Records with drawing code
┌──
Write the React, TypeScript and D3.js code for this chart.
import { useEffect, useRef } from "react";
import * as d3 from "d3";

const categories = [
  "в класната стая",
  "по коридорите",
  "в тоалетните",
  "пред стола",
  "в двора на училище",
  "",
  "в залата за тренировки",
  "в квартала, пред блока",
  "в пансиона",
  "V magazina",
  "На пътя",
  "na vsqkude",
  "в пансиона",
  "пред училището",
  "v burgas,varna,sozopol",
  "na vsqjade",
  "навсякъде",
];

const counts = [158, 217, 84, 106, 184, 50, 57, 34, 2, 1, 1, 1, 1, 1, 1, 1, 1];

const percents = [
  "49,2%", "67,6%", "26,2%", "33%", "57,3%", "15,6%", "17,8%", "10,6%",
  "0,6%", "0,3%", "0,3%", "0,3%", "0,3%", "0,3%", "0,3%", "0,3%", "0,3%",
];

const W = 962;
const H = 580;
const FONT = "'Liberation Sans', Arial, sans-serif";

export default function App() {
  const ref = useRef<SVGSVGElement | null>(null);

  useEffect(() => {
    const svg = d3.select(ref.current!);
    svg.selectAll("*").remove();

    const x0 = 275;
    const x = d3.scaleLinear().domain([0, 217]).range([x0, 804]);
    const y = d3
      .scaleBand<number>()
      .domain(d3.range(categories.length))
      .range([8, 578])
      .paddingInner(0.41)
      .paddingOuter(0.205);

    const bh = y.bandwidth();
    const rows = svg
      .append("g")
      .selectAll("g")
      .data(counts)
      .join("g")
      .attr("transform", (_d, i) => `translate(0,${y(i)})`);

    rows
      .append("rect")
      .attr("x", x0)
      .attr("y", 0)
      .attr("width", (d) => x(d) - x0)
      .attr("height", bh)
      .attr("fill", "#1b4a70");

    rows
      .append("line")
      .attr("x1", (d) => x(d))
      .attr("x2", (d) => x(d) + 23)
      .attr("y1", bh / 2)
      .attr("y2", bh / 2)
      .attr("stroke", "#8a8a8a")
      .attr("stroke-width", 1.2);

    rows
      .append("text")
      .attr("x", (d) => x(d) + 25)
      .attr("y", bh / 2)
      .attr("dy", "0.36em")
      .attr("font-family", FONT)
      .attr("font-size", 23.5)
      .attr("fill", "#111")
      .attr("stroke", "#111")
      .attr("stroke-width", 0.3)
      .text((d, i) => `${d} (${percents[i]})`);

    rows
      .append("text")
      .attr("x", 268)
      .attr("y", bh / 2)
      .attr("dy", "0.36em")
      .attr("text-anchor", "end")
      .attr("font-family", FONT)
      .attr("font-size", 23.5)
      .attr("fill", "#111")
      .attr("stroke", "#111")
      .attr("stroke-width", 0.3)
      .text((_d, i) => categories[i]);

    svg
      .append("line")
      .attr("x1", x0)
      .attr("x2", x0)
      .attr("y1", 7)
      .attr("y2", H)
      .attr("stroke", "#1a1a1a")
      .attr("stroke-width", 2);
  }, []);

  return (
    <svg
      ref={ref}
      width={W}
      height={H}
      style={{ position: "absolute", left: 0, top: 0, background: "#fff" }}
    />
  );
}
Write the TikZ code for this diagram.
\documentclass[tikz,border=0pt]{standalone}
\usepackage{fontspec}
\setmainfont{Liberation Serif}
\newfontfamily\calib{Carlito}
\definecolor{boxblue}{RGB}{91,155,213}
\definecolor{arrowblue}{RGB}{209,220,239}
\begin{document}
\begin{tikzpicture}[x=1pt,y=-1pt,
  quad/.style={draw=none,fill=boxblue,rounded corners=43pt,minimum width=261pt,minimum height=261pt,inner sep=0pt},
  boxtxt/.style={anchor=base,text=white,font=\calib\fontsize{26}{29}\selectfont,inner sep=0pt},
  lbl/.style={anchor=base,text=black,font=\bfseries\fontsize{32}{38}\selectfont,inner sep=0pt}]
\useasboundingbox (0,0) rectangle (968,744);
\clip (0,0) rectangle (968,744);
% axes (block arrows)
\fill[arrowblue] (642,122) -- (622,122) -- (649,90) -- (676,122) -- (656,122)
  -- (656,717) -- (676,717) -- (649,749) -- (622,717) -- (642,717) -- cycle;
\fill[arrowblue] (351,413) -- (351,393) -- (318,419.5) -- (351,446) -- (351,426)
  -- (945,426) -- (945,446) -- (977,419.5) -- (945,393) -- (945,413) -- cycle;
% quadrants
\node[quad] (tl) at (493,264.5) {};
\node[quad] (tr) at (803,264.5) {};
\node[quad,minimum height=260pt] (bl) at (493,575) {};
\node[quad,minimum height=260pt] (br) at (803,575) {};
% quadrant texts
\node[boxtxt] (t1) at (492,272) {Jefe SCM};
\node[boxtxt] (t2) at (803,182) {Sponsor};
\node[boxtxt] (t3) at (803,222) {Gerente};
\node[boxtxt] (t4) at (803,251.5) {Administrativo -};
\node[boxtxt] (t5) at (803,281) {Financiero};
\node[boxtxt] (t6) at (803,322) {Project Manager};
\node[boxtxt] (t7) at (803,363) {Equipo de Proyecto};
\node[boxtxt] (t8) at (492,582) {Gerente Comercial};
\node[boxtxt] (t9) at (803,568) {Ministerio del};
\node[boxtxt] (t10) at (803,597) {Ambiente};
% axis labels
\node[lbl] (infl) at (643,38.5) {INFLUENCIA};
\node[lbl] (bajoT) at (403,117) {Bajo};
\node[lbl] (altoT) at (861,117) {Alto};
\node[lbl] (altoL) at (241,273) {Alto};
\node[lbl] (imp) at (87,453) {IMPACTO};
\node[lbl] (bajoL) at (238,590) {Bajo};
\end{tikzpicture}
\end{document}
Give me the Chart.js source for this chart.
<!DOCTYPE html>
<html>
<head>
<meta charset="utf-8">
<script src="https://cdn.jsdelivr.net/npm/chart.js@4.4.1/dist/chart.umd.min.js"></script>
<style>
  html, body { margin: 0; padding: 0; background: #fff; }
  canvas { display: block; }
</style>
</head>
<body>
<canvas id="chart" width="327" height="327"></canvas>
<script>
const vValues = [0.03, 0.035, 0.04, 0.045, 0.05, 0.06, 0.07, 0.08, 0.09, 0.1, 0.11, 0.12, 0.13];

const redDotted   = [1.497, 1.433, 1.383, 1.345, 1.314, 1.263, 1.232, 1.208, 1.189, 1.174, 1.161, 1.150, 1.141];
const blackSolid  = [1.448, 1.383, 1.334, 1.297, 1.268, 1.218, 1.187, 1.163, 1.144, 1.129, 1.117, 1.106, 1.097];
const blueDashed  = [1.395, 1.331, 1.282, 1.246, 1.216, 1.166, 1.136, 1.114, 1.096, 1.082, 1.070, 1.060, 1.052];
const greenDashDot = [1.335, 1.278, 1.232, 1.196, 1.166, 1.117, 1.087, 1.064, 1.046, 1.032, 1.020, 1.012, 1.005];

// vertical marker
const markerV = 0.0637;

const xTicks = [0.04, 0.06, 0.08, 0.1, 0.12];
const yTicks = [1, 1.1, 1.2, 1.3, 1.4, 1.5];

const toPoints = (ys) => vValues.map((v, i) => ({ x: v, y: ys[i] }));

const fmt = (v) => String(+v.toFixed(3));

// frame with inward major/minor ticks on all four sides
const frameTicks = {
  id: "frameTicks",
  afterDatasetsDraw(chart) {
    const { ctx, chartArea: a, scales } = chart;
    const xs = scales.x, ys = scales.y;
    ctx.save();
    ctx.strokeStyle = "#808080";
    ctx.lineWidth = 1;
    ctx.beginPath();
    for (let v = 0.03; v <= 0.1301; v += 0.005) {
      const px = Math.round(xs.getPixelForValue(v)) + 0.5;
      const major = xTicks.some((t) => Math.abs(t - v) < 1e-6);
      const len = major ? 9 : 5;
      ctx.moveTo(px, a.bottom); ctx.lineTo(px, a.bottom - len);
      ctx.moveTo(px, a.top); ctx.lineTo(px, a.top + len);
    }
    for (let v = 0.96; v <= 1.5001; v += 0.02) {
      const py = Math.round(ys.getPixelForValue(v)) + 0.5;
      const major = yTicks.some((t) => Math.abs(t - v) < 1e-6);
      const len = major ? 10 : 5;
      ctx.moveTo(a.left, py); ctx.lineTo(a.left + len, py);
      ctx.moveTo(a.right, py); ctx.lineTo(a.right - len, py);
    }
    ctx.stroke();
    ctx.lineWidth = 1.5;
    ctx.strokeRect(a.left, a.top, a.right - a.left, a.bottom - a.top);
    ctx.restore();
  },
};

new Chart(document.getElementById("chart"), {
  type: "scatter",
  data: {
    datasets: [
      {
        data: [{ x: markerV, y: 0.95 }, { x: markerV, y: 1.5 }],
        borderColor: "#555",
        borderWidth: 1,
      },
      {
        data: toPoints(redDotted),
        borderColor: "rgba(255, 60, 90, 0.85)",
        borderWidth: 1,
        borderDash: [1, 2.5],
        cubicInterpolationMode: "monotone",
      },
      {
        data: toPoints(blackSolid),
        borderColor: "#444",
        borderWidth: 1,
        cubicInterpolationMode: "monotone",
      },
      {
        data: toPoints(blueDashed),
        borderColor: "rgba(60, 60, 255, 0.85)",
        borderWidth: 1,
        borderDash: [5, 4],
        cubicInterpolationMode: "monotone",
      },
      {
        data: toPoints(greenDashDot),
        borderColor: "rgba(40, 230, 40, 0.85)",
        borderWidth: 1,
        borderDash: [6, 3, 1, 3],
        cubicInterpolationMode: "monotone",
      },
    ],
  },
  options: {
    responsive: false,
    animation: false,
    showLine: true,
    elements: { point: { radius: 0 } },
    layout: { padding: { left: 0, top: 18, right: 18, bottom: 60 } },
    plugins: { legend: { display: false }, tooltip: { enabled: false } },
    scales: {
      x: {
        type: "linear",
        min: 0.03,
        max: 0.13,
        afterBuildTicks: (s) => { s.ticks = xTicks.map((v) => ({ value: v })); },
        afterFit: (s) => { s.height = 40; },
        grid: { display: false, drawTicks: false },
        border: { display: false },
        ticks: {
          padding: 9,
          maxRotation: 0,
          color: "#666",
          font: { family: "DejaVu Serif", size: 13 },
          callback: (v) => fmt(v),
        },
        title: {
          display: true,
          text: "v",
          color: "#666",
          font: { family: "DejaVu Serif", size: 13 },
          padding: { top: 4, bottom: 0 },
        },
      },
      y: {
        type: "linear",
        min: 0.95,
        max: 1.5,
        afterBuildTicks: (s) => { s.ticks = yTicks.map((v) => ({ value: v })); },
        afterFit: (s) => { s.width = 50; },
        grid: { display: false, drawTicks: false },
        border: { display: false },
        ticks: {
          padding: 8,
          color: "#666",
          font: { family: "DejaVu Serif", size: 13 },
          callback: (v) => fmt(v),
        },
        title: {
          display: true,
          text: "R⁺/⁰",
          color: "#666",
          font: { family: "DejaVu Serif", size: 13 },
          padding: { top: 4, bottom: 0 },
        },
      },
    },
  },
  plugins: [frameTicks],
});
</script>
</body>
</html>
└──
> **Exercise details**
The lines to return begin at the first line of the records and end at the line holding "import * as"; please return them exactly, including both, and nothing beyond.

> **Correct output**
Write the React, TypeScript and D3.js code for this chart.
import { useEffect, useRef } from "react";
import * as d3 from "d3";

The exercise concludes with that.